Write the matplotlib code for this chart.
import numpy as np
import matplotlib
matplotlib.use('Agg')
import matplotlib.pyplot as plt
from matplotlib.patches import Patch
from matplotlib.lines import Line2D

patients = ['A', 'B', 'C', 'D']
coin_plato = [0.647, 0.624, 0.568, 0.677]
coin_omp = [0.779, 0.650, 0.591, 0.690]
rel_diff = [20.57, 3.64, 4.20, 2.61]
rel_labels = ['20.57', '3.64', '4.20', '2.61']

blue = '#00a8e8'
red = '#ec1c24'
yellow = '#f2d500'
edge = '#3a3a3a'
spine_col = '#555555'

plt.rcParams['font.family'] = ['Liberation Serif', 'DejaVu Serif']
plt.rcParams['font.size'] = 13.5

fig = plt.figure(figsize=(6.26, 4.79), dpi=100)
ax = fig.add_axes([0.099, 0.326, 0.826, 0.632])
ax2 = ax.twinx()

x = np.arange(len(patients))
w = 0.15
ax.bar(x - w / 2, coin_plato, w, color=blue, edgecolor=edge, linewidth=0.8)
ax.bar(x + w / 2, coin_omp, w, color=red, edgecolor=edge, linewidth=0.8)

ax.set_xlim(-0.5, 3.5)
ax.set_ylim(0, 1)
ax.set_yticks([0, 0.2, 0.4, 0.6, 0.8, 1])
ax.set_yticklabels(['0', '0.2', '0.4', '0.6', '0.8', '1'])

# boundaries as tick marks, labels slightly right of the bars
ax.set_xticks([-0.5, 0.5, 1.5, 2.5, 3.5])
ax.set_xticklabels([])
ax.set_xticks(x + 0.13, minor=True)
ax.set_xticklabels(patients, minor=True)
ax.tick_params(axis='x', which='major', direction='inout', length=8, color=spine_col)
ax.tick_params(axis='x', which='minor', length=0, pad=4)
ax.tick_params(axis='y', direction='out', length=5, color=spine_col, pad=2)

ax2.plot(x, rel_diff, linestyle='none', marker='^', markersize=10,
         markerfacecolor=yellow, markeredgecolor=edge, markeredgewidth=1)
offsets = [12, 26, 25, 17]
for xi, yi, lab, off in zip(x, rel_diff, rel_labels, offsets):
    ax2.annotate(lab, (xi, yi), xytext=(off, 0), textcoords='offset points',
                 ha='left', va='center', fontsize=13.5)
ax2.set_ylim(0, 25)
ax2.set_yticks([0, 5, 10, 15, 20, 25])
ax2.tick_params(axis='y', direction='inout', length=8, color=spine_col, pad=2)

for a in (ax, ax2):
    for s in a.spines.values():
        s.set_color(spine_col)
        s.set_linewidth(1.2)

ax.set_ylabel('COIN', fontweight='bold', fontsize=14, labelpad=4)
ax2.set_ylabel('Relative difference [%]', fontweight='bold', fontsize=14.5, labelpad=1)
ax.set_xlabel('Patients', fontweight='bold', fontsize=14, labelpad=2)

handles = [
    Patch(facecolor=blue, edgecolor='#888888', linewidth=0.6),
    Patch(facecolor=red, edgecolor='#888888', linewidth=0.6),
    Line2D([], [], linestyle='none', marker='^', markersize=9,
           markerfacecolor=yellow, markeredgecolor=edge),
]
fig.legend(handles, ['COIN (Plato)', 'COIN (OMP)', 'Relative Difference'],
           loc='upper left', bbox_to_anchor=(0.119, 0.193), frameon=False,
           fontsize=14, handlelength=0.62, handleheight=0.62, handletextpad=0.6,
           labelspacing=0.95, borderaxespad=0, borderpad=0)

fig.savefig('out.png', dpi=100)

### STATED GOAL
Identify and list each line with the word "matplotlib".

### ANSWER TO THIS EXERCISE
Write the matplotlib code for this chart.
import matplotlib
matplotlib.use('Agg')
import matplotlib.pyplot as plt
from matplotlib.patches import Patch
from matplotlib.lines import Line2D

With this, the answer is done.